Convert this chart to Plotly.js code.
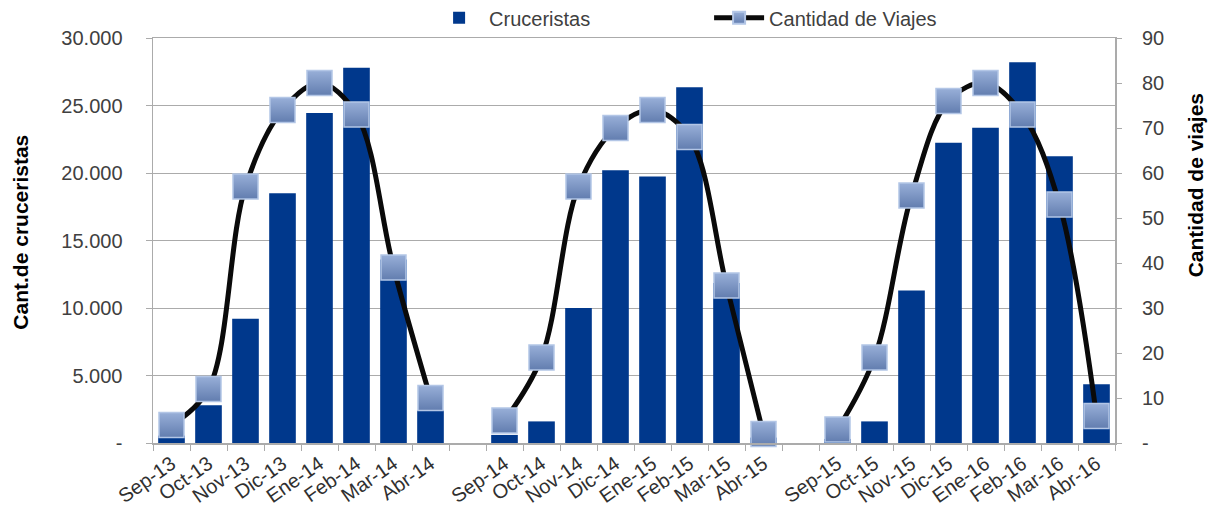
- - -
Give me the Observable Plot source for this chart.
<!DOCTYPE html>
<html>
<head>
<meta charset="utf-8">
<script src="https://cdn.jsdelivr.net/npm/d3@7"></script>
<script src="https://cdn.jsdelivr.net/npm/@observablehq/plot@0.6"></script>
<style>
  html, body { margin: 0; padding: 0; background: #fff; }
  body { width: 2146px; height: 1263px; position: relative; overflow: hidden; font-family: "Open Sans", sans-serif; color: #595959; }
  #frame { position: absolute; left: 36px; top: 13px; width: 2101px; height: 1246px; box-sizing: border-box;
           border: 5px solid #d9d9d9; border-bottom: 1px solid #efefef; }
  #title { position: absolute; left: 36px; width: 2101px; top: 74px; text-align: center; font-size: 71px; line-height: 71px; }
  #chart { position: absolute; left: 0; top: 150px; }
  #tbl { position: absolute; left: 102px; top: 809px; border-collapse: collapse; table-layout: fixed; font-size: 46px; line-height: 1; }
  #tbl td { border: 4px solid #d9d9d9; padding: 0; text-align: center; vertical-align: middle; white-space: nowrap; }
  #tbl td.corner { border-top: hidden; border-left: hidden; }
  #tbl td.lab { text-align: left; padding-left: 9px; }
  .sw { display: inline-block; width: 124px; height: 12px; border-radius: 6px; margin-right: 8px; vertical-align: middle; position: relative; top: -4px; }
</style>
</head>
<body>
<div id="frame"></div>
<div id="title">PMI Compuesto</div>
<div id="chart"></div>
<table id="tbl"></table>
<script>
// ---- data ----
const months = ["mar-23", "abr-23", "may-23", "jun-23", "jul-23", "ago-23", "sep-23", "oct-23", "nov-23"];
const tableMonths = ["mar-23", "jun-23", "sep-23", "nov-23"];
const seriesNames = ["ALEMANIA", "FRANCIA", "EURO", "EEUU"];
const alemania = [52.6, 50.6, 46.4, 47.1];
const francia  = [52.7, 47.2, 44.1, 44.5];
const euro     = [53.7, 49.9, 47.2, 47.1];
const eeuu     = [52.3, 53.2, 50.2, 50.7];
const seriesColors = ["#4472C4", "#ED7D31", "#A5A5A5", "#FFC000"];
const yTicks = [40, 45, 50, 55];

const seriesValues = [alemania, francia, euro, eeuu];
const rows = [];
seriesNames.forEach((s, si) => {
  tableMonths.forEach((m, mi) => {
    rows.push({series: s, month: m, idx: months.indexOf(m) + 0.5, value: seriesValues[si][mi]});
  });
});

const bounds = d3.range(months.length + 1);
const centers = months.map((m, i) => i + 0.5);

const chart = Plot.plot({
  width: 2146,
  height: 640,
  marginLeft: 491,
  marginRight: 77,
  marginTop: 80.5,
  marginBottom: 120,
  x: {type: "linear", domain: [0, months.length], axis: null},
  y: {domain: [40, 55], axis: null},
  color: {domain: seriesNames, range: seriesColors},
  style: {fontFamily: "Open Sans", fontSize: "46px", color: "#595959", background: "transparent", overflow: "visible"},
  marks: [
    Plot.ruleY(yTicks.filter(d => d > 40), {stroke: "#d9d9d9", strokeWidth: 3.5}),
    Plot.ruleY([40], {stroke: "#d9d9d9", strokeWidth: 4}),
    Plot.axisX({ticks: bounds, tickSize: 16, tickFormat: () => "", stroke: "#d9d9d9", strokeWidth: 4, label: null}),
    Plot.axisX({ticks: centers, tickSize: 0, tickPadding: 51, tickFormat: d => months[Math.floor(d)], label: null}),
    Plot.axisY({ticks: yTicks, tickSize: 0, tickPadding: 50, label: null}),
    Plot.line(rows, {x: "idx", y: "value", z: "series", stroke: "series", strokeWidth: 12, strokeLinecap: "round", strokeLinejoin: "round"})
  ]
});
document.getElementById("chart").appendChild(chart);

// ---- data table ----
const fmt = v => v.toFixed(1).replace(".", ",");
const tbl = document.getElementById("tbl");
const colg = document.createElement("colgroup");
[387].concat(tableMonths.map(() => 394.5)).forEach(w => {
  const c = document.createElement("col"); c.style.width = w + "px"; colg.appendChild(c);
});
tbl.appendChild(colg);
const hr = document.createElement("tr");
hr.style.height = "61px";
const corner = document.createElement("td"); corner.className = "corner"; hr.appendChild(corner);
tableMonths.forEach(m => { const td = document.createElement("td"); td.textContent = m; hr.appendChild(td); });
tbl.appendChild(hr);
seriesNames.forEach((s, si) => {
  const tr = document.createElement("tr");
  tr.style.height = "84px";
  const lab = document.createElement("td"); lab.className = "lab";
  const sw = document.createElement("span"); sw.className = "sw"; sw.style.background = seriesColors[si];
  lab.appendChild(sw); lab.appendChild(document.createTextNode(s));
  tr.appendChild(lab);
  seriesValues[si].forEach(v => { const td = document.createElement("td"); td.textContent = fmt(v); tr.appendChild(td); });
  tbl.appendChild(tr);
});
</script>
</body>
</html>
- - -
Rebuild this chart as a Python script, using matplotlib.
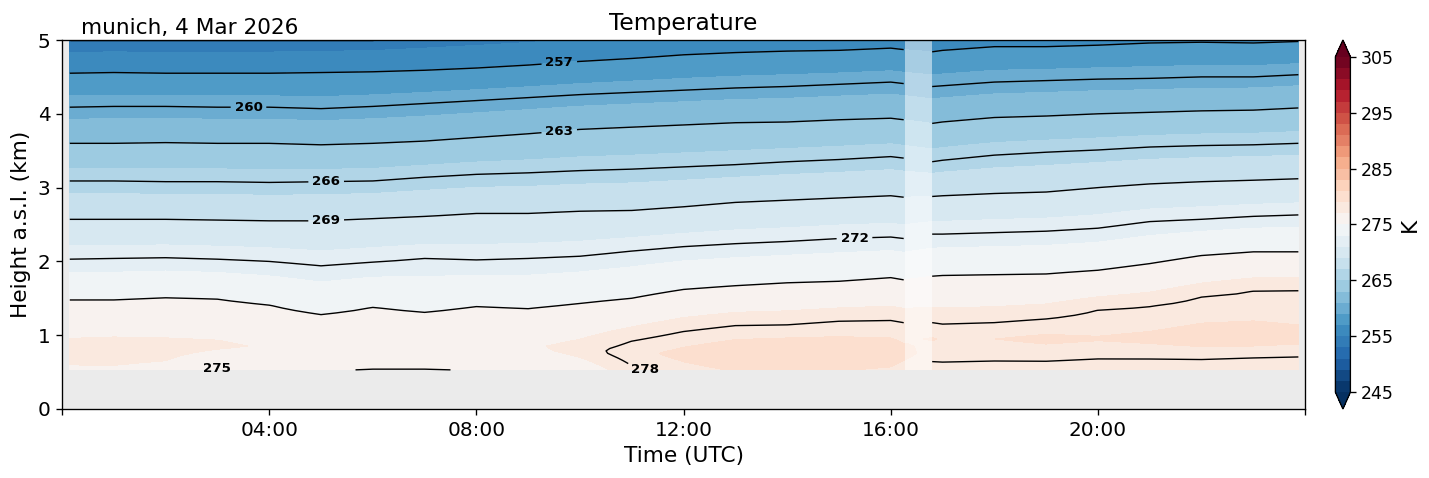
- - -
▸ **Directions**
Find every line in the records above that contains the word "script", and copy each one.

▸ **Exercise output**
<script src="https://cdn.jsdelivr.net/npm/d3@7"></script>
<script src="https://cdn.jsdelivr.net/npm/@observablehq/plot@0.6"></script>
<script>
</script>
Rebuild this chart as a Python script, using matplotlib.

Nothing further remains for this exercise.